首相 了承なく「推進」 核燃サイクル 与党協議の中


 安倍晋三首相が二十四、二十五両日にオランダ・ハーグで開かれる第三回核安全保障サミットで、原発の再稼働を前提に、使用済み核燃料から取り出した核物質プルトニウムを再利用する「核燃料サイクル」の推進を表明することが分かった。核燃料サイクルを「推進する」と明記した政府のエネルギー基本計画案に対しては、与党内で反対論が根強く、まだ閣議決定がされていない。政府・与党の意思決定前に、世界に向けて日本が将来も原発を維持する方針を発信することになる。

 プルトニウム核兵器の材料となるため、利用目的がはっきりしないまま大量に保有していれば、テロや核拡散を招くとして国際社会から疑念を持たれる。日本は長崎に落とされた原爆の五千発以上に相当する四十四トンものプルトニウム保有している。

 首相は核サミットで「利用目的のないプルトニウムはつくらず、保持しない」との方針を表明。安全が確認された原発は再稼働させて、核燃料サイクルによりプルトニウムを使っていく考えを示す。

 ただ、大量のプルトニウムを消費するのに何年かかるかの見通しは立っていない。再利用を名目に長年にわたって原発を動かし続けることになりかねない。

 核燃料サイクルに関しては、取り出したプルトニウムを利用するはずだった高速増殖原型炉もんじゅ福井県)はトラブル続きでほとんど動いていない。通常の原発で使用済み核燃料のプルトニウムを使うプルサーマル発電も、通常の核燃料に比べて二倍の高レベル放射性廃棄物が発生するなど問題が多い。

東京新聞 2014年3月21日)


この「核燃サイクル」に対する関心が、一般国民のみならず、政治家の間でも低いことは、一昨年、「生活の党」の議員たちの多くが原発再稼働に反対しながら核燃サイクルを容認していた*3ことからも明らかでしょう。

私は今後、「脱原発」運動は、下記の3点を強く求めてもらいたいと思います。

  • 老朽原発の早期廃炉
  • 新規原発建設の絶対阻止
  • 核燃サイクルの早期中止

これらを伴ってこそ「再稼働反対デモ」にも意義が生じるのであって、現在の「脱原発」運動には、いささか上滑り気味ではないかとの懸念を持っています。

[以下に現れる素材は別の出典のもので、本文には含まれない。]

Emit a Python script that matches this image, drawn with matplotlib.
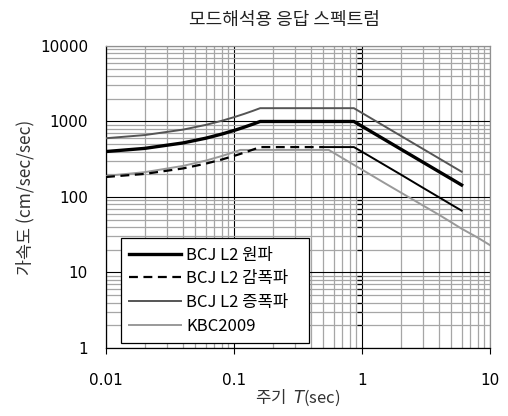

*1:http://caprice.blog63.fc2.com/blog-entry-1339.html#comment17776

*2:当時から当ダイアリーで推測していたように、菅直人は最初から3か月程度、すなわち2011年8月末を目処に総理大臣を辞めるつもりだったと思われる。その3か月すら待てずにギャーギャー騒いでいたのが「小沢信者」どもだった。

*3:さすがに現在では「生活の党」は核燃サイクルに反対している。